For individuals with visual impairments or physical disabilities that make using a keyboard or touchscreen challenging, VUI provides a way for them to easily use tech. It allows them to operate computers, phones, and smart home devices independently using just their voice. This level of accessibility is empowering, offering greater autonomy.
VUI also breaks down barriers for those who may not be tech-savvy by removing the need to navigate complex menus or remember how to use specific apps. It makes using technology more intuitive for these new user groups.
Voice User Interface Challenges and Considerations
While VUI technology improves how we interact with devices, it also brings challenges and important considerations.
Privacy and Security Issues
One of the most pressing concerns with VUIs is privacy. These devices are always listening for their wake word, leading to worries about unintended recording or eavesdropping.
Addressing Language Diversity and Localization
VUIs must understand the rich tapestry of human language, which includes various accents, dialects, and languages. Ensuring a VUI can understand everyone, no matter where they’re from or how they speak, is a huge task.

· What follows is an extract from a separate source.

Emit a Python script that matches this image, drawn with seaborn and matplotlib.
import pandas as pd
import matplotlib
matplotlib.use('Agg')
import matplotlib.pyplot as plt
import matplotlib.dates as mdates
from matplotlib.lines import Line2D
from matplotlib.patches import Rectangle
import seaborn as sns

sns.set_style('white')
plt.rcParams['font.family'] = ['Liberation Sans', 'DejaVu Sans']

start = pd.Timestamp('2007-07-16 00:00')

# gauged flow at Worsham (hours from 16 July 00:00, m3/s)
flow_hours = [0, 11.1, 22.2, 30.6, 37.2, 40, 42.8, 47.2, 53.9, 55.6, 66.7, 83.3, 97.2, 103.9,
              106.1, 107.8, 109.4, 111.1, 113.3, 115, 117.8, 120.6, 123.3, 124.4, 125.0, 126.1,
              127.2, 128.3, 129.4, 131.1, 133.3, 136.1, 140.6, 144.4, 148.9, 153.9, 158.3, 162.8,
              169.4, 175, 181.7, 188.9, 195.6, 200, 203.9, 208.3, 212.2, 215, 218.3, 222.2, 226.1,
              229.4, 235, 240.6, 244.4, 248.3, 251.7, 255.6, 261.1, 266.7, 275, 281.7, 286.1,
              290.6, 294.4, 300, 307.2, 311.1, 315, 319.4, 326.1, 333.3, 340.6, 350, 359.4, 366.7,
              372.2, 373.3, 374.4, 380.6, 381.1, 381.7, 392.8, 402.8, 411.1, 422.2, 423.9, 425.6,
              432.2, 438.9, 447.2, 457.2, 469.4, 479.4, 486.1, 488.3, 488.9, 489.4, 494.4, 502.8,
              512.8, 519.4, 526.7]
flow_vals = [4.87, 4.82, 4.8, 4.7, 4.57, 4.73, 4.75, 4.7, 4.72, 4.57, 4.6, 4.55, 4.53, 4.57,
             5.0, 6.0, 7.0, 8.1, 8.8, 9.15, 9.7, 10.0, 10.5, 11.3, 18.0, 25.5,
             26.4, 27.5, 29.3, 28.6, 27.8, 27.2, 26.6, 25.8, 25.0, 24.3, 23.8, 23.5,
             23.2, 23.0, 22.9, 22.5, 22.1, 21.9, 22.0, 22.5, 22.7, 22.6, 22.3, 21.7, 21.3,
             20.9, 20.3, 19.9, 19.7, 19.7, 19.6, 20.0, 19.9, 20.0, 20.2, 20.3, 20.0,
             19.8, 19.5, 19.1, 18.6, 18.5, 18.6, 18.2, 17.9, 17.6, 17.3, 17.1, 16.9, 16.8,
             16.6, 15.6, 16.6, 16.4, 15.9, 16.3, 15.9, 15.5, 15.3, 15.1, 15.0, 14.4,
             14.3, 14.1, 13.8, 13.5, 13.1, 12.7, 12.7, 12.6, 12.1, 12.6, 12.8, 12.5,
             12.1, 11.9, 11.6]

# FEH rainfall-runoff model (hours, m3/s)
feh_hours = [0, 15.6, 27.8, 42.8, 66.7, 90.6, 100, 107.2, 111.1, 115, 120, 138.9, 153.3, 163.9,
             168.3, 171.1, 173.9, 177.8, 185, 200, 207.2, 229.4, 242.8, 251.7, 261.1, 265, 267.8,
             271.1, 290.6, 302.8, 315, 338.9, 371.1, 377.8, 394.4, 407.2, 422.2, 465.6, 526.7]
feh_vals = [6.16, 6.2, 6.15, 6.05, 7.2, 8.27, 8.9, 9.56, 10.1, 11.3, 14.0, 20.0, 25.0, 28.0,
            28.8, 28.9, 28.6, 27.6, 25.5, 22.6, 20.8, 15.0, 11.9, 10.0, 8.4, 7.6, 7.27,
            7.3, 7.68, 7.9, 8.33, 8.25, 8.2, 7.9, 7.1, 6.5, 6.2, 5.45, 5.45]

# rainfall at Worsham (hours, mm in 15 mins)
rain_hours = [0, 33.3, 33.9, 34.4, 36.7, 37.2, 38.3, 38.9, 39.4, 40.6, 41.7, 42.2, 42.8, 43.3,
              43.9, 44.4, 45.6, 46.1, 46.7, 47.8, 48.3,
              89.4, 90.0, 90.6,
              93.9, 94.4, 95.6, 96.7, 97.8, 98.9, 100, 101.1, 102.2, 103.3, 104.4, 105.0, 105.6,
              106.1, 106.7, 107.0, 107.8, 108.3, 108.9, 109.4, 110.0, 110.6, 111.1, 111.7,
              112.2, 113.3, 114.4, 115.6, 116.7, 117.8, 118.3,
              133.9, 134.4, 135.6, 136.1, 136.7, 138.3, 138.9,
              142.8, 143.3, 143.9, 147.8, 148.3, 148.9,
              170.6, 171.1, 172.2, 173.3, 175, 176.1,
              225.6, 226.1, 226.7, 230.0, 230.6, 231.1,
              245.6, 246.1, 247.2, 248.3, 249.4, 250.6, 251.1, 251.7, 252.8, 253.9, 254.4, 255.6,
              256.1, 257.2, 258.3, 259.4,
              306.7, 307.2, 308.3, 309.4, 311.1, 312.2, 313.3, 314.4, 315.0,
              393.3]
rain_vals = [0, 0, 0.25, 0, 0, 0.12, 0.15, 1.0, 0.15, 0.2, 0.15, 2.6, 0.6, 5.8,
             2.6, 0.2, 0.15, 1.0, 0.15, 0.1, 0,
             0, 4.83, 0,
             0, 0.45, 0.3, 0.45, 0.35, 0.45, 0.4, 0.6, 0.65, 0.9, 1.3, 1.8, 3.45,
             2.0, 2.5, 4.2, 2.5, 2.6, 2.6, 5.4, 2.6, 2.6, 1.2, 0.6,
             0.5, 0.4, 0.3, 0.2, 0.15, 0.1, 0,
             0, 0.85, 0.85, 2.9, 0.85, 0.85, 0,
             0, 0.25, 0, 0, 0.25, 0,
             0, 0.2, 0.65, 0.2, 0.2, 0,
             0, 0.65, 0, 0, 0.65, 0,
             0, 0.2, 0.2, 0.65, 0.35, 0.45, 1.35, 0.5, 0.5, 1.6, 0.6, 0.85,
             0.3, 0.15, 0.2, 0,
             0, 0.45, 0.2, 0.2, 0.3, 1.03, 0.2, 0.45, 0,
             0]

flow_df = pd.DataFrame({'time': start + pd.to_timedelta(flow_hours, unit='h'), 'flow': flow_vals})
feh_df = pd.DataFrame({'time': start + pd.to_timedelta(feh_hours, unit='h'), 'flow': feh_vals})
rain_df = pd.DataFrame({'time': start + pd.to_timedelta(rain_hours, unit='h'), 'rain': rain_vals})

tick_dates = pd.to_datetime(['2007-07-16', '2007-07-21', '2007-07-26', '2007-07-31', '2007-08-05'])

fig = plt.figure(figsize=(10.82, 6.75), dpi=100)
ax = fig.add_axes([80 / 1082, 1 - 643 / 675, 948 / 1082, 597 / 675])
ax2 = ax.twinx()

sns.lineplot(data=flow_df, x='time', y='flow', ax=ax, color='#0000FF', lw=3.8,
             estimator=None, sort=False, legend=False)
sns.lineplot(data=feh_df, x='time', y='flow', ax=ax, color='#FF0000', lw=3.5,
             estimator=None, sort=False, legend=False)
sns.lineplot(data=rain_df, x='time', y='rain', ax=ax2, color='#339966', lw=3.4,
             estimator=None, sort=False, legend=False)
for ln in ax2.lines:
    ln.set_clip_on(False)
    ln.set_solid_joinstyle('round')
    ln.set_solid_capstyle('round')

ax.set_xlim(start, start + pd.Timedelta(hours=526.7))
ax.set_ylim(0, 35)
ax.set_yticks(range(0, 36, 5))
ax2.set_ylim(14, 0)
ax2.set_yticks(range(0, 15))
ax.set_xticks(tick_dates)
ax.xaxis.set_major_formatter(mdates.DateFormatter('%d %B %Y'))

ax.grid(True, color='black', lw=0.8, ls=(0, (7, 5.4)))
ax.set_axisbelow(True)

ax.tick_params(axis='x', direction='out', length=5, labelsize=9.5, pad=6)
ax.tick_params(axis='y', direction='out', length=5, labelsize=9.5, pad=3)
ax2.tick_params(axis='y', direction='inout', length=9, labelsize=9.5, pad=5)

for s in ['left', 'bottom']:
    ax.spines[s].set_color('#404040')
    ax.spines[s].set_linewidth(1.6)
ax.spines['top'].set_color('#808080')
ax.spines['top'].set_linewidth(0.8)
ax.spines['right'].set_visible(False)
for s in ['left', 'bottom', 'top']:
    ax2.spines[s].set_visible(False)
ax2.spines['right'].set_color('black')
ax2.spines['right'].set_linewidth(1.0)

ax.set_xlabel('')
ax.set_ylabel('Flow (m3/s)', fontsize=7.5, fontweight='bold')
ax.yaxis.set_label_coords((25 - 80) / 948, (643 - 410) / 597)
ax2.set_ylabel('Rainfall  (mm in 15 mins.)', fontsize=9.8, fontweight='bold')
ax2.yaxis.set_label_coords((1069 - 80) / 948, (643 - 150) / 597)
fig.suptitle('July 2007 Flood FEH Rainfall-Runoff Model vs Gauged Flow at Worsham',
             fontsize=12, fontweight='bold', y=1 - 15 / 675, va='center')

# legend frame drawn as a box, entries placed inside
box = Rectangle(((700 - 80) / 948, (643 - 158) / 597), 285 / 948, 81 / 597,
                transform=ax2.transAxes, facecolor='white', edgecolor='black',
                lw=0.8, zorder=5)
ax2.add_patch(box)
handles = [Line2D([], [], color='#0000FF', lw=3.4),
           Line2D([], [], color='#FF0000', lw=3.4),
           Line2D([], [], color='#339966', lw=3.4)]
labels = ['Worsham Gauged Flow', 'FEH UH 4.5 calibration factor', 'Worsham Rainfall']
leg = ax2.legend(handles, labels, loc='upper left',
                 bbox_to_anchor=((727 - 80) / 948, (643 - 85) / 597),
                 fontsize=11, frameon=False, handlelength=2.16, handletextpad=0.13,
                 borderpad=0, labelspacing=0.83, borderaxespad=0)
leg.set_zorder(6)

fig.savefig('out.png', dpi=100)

Ethical Considerations and User Trust
Building user trust is important. Users need to feel confident that their VUIs will not only understand and assist them but also respect their privacy and data.
For VUI technology to be truly embraced, these ethical considerations must be addressed head-on.
VUIs are reshaping the way we engage with technology, allowing for more intuitive interactions through spoken commands. This innovation is not just a convenience.
It’s a transformative tool that offers greater accessibility and simplifies how we conduct daily tasks, particularly for those with disabilities or those less familiar with traditional tech interfaces.